Now, let me ask you this—what would you do with such immense power? Would you make peace between all nations as an international super-diplomat? Or build a globe-trotting multinational business and make yourself fabulously rich? Would you go into television or film and become a world-famous celebrity? Or perhaps you'd travel to distant lands, impersonate people you're not, and spy on others who think you can't understand what they say. Would you use your powers for others or for yourself? For good or for evil?
In our reading today, we heard that a small group of people once received this great power of languages as a gift from God. And what did they do with it? They didn't use it to make themselves rich or famous, or to spy on others. They used it instead to serve others. To tell a good news story. A scarcely credible story of faith and redemption and salvation that they believed would bring light and help and relief to all people. A story that they thought had the power to transform the entire world for the better.
Those who heard them were staggered—they seemed to speak all the world's languages at once. Utterly incomprehensible, yet completely understandable. 'What does this mean?' they asked.
But it wasn't a story that everyone wanted to hear. Certainly not those powerful people who had put to death the hero of that story—Jesus, the rabble-rouser, the religious radical, the false king. In not just one language, but in all languages, Jesus's disciples spoke truth to power, just like He did—and some of them were eventually killed for speaking out, just like He was.
Over half-term break, on Sunday the 4th June, Christians celebrate the day that Jesus's disciples received their gift of languages.
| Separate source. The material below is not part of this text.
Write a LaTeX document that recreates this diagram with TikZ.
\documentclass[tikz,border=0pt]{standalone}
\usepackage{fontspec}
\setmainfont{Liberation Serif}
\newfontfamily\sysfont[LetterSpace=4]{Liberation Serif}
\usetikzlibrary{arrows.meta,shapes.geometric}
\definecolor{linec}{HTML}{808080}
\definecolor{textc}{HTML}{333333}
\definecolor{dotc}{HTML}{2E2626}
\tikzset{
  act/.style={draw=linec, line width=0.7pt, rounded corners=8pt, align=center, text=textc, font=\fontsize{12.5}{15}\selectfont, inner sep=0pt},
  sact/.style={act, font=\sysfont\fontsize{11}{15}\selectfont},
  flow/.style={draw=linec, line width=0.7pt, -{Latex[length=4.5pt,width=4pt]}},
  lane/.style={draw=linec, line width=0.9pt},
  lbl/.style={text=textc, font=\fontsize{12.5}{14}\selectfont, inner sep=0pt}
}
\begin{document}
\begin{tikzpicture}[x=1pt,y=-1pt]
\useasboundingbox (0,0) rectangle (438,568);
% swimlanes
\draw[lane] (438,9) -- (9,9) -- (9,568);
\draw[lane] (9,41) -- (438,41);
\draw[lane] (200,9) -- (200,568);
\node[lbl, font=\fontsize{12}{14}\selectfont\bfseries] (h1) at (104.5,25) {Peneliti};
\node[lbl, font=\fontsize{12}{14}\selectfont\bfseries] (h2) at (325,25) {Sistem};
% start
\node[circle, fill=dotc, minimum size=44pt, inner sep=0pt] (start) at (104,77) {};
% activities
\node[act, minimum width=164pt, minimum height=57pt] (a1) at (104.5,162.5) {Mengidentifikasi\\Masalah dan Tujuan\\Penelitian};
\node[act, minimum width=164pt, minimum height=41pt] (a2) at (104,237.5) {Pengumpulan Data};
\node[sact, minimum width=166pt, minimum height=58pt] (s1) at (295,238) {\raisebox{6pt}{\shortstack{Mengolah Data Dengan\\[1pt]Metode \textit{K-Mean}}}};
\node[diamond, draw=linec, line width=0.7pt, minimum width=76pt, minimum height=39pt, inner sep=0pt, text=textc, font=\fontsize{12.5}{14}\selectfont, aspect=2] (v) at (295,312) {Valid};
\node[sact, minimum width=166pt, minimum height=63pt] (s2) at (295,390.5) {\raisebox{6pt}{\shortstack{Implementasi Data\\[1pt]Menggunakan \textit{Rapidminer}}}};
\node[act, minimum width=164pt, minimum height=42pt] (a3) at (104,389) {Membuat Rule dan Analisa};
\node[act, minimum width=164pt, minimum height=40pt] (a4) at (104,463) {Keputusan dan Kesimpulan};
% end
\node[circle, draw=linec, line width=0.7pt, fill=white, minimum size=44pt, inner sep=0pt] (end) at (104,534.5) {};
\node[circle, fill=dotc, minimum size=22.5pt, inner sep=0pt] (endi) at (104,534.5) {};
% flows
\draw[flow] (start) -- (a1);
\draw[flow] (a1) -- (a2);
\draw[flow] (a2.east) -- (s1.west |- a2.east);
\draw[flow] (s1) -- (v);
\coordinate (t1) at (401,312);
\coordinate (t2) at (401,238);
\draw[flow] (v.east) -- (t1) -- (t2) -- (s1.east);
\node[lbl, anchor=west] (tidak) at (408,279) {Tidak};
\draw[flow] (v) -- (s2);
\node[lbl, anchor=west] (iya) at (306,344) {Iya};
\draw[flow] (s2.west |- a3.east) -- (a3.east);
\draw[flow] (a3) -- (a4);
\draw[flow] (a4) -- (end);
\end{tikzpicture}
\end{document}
That Sunday is called Pentecost—a Greek word meaning the fiftieth day, as in the fiftieth day after Easter.
It has another name in English—Whitsunday, from the Old English word hwitte meaning white, after the white garments traditionally worn by those baptised as Christians on that day. But in the later Middle Ages, long after the Old English language had been forgotten, the hwitte in Whitsunday became confused with wit. At that time, the word wit meant, not a talent for telling jokes, but knowledge and understanding. We still use it that way today when we talk of someone's native wit.
By now, the Whitsunday story has been told in just about every major language on earth. Maybe you believe it, and maybe you don't. Either way, you still have to ask yourself—when you speak, do you also declare the truth as you see it? Even if you have only one language at your command, you can still use that language to speak truth or to tell lies.
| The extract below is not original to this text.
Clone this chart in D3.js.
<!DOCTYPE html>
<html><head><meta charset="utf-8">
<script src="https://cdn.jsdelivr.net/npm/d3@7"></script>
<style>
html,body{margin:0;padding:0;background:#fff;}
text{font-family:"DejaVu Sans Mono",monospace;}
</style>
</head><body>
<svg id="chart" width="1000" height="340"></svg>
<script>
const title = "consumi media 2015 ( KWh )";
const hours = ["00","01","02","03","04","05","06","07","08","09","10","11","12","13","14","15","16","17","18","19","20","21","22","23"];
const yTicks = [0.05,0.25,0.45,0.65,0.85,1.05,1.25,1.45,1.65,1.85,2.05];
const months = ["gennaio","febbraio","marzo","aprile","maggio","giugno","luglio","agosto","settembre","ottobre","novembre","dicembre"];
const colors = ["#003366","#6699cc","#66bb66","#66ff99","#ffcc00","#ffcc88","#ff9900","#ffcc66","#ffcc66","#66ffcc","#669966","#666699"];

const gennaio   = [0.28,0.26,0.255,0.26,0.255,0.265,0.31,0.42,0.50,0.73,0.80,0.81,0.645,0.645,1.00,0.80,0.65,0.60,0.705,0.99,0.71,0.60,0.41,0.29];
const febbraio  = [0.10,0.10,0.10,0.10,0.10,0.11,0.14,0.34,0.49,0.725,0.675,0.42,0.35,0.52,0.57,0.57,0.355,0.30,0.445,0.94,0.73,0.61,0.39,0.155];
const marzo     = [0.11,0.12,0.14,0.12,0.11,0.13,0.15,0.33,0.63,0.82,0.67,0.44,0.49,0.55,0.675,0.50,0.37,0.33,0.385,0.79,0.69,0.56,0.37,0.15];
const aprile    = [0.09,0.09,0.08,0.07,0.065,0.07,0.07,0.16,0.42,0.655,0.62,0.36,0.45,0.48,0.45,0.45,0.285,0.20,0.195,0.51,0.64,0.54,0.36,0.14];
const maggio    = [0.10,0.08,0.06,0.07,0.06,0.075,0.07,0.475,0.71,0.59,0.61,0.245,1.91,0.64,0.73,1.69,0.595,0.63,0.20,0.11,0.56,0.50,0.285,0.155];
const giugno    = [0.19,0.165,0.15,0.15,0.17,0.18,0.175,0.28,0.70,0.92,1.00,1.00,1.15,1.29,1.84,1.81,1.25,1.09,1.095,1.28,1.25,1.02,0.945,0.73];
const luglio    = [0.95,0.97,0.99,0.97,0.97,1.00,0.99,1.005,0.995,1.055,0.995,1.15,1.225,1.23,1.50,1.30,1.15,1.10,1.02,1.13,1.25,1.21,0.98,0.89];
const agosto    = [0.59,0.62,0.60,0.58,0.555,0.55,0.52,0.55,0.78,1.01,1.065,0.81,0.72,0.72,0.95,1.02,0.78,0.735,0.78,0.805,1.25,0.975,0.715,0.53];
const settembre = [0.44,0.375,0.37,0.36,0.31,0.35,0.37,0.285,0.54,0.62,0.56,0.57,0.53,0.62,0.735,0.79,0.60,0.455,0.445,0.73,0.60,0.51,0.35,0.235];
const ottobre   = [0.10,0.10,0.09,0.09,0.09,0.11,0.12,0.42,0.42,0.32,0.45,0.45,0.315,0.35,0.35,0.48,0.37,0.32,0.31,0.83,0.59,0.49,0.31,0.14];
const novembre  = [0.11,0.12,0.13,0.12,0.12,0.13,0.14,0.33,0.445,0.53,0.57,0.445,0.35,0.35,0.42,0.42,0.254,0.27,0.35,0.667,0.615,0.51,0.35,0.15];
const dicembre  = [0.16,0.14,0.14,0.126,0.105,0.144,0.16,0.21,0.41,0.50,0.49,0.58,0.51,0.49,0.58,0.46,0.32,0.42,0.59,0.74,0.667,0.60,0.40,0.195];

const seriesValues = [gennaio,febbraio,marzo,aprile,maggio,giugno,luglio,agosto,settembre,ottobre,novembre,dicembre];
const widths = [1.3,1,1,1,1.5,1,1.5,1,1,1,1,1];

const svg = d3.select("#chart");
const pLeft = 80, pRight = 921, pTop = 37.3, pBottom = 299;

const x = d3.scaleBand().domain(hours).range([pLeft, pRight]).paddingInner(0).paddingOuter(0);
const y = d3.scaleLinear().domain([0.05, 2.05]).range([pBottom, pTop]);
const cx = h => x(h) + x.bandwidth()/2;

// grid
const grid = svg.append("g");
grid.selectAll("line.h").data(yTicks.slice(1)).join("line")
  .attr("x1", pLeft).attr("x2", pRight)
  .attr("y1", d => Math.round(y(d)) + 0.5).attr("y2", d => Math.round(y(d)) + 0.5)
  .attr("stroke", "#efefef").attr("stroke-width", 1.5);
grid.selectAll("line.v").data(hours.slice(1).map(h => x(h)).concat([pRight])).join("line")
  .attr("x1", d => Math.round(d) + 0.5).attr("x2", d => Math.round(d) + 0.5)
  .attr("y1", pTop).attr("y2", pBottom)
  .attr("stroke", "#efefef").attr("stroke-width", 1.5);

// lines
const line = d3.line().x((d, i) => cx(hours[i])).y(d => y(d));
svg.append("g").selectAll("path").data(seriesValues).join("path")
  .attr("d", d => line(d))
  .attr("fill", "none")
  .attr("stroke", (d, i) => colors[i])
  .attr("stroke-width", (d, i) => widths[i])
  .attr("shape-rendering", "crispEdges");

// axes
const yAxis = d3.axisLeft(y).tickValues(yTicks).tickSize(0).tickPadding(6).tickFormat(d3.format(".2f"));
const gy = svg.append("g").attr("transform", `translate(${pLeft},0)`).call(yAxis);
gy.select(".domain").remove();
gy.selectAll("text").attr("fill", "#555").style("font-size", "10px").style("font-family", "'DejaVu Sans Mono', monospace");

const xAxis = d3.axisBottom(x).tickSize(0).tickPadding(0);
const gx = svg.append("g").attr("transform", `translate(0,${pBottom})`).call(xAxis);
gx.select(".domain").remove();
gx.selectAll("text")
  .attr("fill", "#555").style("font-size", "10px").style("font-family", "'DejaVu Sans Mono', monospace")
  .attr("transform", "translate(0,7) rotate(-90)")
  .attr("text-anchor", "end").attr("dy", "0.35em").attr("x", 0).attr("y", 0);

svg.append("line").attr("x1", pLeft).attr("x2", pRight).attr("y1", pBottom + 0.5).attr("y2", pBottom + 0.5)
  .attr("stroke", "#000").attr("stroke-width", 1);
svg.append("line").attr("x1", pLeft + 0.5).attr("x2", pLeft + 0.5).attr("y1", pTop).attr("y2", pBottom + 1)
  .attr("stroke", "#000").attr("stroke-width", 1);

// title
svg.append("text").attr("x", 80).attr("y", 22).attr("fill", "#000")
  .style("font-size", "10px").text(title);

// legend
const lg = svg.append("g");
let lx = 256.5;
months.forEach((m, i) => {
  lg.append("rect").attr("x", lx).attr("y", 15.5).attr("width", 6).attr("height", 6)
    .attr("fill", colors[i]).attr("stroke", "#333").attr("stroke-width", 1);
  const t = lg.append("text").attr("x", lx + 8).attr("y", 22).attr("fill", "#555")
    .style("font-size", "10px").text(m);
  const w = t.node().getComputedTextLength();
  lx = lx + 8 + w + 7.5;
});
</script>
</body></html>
You have to ask yourself this question because, I'm sorry to say, all of you are growing up in a brave new world of inconvenient truth and convenient lies, of conspiracy theory, 'alternative facts' and 'fake news'.
But at the same time, as you clearly demonstrated at the beginning of this assembly, just like the disciples you too are receiving powerful gifts to cope with the new world in which you find yourselves. Gifts of languages, to be sure, but also of 'wit'—of knowledge and understanding.
Indeed, it is the very mission of this school to nurture this gift of 'wit', to deepen and broaden it. Formally in class, informally in our many societies and clubs and activities - and, yes, even in exams.
As I said at the beginning of this assembly, it's exam season. You're all having to cram into your heads a year's worth of 'wit' right now—and it's stressful. But I think I speak for all of us teachers here when I say that what we hope you remember most is that 'true or false' isn't just a kind of exam question, and 'right or wrong' isn't just about giving a good answer.
No, if we teachers have anything at all to do with your gift of 'wit', then we hope you'll use it like the disciples did—in pursuit of truth and in the service of others. That's what you've received it for.